### COLLECTED DATA ###

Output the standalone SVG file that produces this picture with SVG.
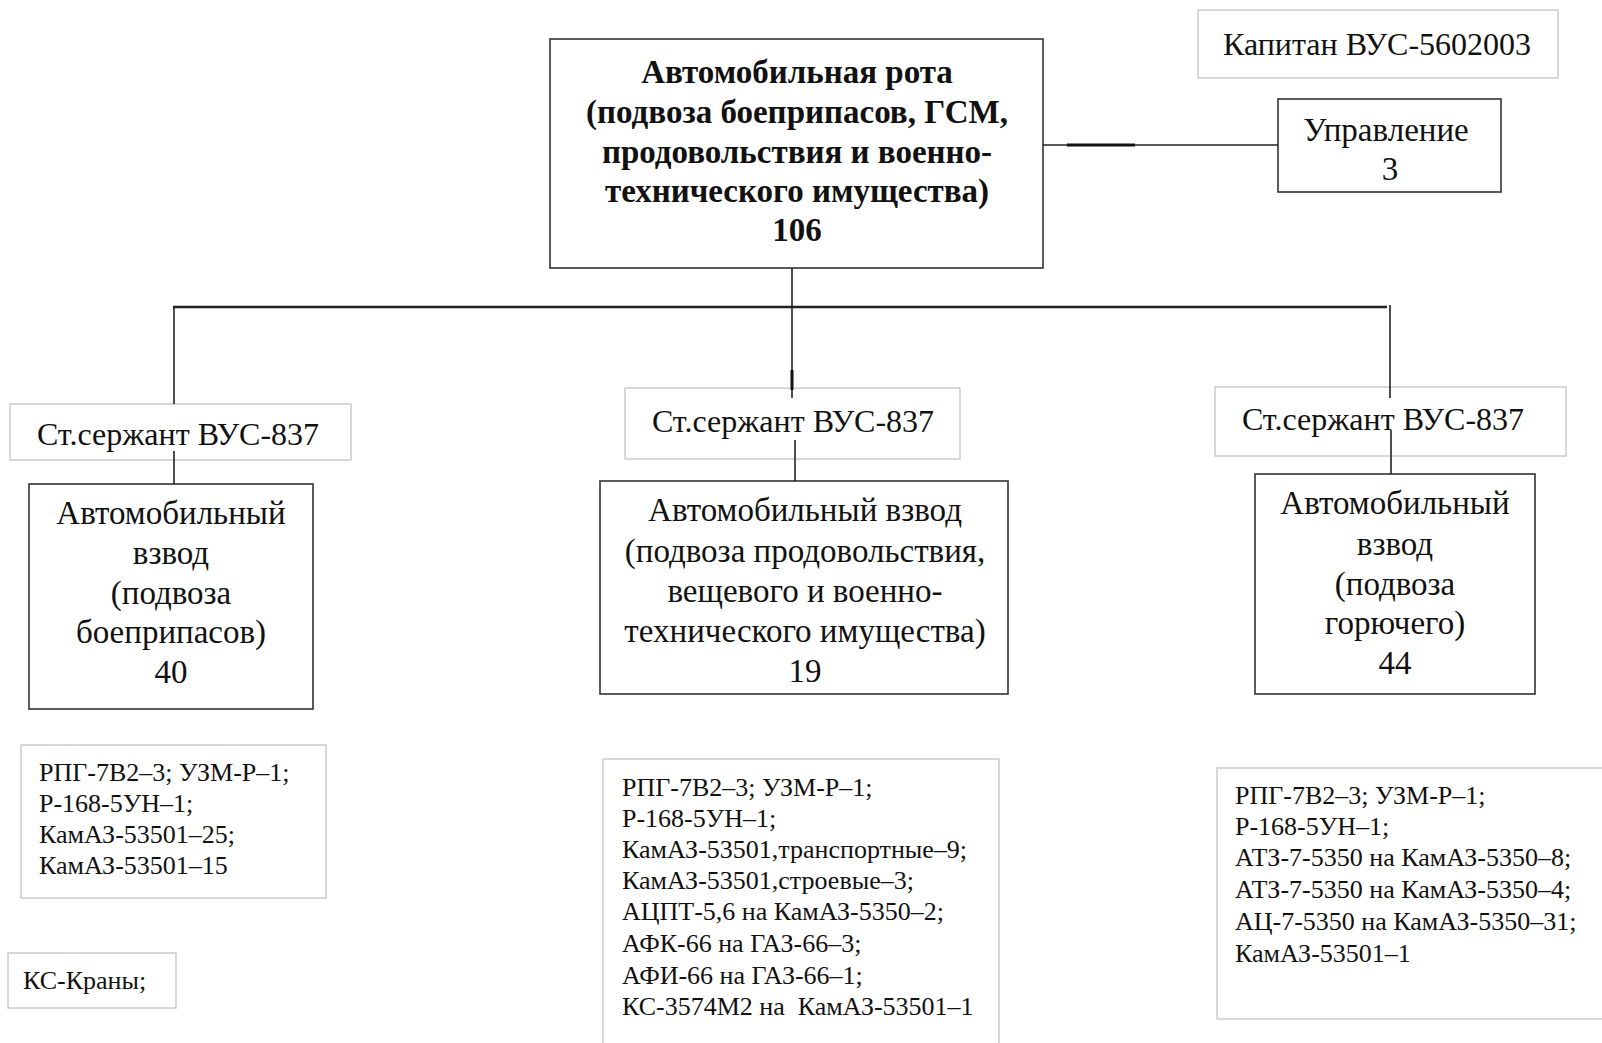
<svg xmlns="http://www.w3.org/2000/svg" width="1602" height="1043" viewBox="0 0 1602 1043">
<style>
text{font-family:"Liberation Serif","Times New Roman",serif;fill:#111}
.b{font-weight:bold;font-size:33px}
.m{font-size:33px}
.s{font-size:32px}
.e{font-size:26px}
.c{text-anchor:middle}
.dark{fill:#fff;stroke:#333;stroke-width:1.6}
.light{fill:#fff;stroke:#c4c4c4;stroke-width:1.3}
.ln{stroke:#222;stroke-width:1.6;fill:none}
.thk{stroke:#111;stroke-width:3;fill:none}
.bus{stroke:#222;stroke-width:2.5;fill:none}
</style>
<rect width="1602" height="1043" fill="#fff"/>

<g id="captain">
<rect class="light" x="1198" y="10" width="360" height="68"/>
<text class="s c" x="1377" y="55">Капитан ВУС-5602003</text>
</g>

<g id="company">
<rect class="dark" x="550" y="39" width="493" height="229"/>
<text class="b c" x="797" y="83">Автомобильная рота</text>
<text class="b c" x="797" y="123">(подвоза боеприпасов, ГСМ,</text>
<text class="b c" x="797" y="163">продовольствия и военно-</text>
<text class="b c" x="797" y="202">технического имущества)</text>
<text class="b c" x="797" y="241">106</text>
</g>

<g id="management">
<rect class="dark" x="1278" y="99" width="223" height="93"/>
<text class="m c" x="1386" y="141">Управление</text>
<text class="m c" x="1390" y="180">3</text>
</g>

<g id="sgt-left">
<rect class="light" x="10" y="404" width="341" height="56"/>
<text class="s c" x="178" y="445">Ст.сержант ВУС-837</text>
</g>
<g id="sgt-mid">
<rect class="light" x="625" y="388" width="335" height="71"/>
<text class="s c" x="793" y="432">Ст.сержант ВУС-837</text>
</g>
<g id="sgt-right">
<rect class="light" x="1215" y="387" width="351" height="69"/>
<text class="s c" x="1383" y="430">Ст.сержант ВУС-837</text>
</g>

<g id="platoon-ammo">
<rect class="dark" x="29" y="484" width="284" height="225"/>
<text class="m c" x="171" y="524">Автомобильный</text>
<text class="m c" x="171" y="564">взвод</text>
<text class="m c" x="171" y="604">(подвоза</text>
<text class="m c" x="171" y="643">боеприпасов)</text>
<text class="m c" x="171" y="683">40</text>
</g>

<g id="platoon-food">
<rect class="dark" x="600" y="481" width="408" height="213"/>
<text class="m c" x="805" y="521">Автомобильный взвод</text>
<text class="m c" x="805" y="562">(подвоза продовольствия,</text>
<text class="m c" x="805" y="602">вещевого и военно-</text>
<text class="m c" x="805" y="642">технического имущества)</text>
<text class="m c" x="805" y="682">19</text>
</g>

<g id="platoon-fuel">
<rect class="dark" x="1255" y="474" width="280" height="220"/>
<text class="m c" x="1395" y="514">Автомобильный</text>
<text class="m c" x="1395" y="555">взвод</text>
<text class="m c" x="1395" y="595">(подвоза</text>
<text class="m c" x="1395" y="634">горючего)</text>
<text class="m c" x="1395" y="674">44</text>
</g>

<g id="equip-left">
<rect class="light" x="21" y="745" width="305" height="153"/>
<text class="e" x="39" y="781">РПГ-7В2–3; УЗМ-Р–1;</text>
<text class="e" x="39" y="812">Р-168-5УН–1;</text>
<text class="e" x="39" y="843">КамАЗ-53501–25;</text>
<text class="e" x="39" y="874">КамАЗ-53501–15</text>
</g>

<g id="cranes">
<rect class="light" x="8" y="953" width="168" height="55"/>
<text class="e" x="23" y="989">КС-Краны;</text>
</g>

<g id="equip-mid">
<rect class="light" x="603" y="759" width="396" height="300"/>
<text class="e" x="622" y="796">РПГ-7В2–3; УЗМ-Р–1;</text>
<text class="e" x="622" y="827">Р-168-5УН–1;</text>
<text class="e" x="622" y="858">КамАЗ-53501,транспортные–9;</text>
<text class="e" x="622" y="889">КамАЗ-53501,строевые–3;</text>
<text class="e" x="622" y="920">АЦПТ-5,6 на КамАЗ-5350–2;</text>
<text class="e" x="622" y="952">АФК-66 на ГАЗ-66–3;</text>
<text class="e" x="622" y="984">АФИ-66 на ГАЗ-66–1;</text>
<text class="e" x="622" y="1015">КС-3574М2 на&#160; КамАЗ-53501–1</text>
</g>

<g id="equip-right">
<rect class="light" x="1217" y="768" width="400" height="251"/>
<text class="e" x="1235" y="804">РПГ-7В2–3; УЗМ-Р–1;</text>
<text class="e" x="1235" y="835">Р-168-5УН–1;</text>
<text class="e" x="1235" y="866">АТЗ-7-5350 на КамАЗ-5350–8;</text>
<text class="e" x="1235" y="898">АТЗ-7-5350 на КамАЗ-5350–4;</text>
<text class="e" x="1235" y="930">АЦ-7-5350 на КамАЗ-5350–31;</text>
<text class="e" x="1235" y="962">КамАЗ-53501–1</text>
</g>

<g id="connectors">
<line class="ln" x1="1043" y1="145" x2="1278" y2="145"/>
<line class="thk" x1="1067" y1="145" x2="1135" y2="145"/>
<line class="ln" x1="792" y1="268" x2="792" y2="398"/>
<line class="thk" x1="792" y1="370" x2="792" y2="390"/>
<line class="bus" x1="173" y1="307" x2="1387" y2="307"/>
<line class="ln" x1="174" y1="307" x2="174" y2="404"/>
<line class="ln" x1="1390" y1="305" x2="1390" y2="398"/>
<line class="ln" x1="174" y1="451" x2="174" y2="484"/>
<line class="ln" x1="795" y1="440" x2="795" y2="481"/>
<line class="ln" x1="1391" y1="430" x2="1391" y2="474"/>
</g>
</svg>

###

DO THIS | Copy out all of the material exactly as written, without its pictures.

COMPLETED TASK |
Output the standalone SVG file that produces this picture with SVG.
<svg xmlns="http://www.w3.org/2000/svg" width="1602" height="1043" viewBox="0 0 1602 1043">
<style>
text{font-family:"Liberation Serif","Times New Roman",serif;fill:#111}
.b{font-weight:bold;font-size:33px}
.m{font-size:33px}
.s{font-size:32px}
.e{font-size:26px}
.c{text-anchor:middle}
.dark{fill:#fff;stroke:#333;stroke-width:1.6}
.light{fill:#fff;stroke:#c4c4c4;stroke-width:1.3}
.ln{stroke:#222;stroke-width:1.6;fill:none}
.thk{stroke:#111;stroke-width:3;fill:none}
.bus{stroke:#222;stroke-width:2.5;fill:none}
</style>
<rect width="1602" height="1043" fill="#fff"/>

<g id="captain">
<rect class="light" x="1198" y="10" width="360" height="68"/>
<text class="s c" x="1377" y="55">Капитан ВУС-5602003</text>
</g>

<g id="company">
<rect class="dark" x="550" y="39" width="493" height="229"/>
<text class="b c" x="797" y="83">Автомобильная рота</text>
<text class="b c" x="797" y="123">(подвоза боеприпасов, ГСМ,</text>
<text class="b c" x="797" y="163">продовольствия и военно-</text>
<text class="b c" x="797" y="202">технического имущества)</text>
<text class="b c" x="797" y="241">106</text>
</g>

<g id="management">
<rect class="dark" x="1278" y="99" width="223" height="93"/>
<text class="m c" x="1386" y="141">Управление</text>
<text class="m c" x="1390" y="180">3</text>
</g>

<g id="sgt-left">
<rect class="light" x="10" y="404" width="341" height="56"/>
<text class="s c" x="178" y="445">Ст.сержант ВУС-837</text>
</g>
<g id="sgt-mid">
<rect class="light" x="625" y="388" width="335" height="71"/>
<text class="s c" x="793" y="432">Ст.сержант ВУС-837</text>
</g>
<g id="sgt-right">
<rect class="light" x="1215" y="387" width="351" height="69"/>
<text class="s c" x="1383" y="430">Ст.сержант ВУС-837</text>
</g>

<g id="platoon-ammo">
<rect class="dark" x="29" y="484" width="284" height="225"/>
<text class="m c" x="171" y="524">Автомобильный</text>
<text class="m c" x="171" y="564">взвод</text>
<text class="m c" x="171" y="604">(подвоза</text>
<text class="m c" x="171" y="643">боеприпасов)</text>
<text class="m c" x="171" y="683">40</text>
</g>

<g id="platoon-food">
<rect class="dark" x="600" y="481" width="408" height="213"/>
<text class="m c" x="805" y="521">Автомобильный взвод</text>
<text class="m c" x="805" y="562">(подвоза продовольствия,</text>
<text class="m c" x="805" y="602">вещевого и военно-</text>
<text class="m c" x="805" y="642">технического имущества)</text>
<text class="m c" x="805" y="682">19</text>
</g>

<g id="platoon-fuel">
<rect class="dark" x="1255" y="474" width="280" height="220"/>
<text class="m c" x="1395" y="514">Автомобильный</text>
<text class="m c" x="1395" y="555">взвод</text>
<text class="m c" x="1395" y="595">(подвоза</text>
<text class="m c" x="1395" y="634">горючего)</text>
<text class="m c" x="1395" y="674">44</text>
</g>

<g id="equip-left">
<rect class="light" x="21" y="745" width="305" height="153"/>
<text class="e" x="39" y="781">РПГ-7В2–3; УЗМ-Р–1;</text>
<text class="e" x="39" y="812">Р-168-5УН–1;</text>
<text class="e" x="39" y="843">КамАЗ-53501–25;</text>
<text class="e" x="39" y="874">КамАЗ-53501–15</text>
</g>

<g id="cranes">
<rect class="light" x="8" y="953" width="168" height="55"/>
<text class="e" x="23" y="989">КС-Краны;</text>
</g>

<g id="equip-mid">
<rect class="light" x="603" y="759" width="396" height="300"/>
<text class="e" x="622" y="796">РПГ-7В2–3; УЗМ-Р–1;</text>
<text class="e" x="622" y="827">Р-168-5УН–1;</text>
<text class="e" x="622" y="858">КамАЗ-53501,транспортные–9;</text>
<text class="e" x="622" y="889">КамАЗ-53501,строевые–3;</text>
<text class="e" x="622" y="920">АЦПТ-5,6 на КамАЗ-5350–2;</text>
<text class="e" x="622" y="952">АФК-66 на ГАЗ-66–3;</text>
<text class="e" x="622" y="984">АФИ-66 на ГАЗ-66–1;</text>
<text class="e" x="622" y="1015">КС-3574М2 на&#160; КамАЗ-53501–1</text>
</g>

<g id="equip-right">
<rect class="light" x="1217" y="768" width="400" height="251"/>
<text class="e" x="1235" y="804">РПГ-7В2–3; УЗМ-Р–1;</text>
<text class="e" x="1235" y="835">Р-168-5УН–1;</text>
<text class="e" x="1235" y="866">АТЗ-7-5350 на КамАЗ-5350–8;</text>
<text class="e" x="1235" y="898">АТЗ-7-5350 на КамАЗ-5350–4;</text>
<text class="e" x="1235" y="930">АЦ-7-5350 на КамАЗ-5350–31;</text>
<text class="e" x="1235" y="962">КамАЗ-53501–1</text>
</g>

<g id="connectors">
<line class="ln" x1="1043" y1="145" x2="1278" y2="145"/>
<line class="thk" x1="1067" y1="145" x2="1135" y2="145"/>
<line class="ln" x1="792" y1="268" x2="792" y2="398"/>
<line class="thk" x1="792" y1="370" x2="792" y2="390"/>
<line class="bus" x1="173" y1="307" x2="1387" y2="307"/>
<line class="ln" x1="174" y1="307" x2="174" y2="404"/>
<line class="ln" x1="1390" y1="305" x2="1390" y2="398"/>
<line class="ln" x1="174" y1="451" x2="174" y2="484"/>
<line class="ln" x1="795" y1="440" x2="795" y2="481"/>
<line class="ln" x1="1391" y1="430" x2="1391" y2="474"/>
</g>
</svg>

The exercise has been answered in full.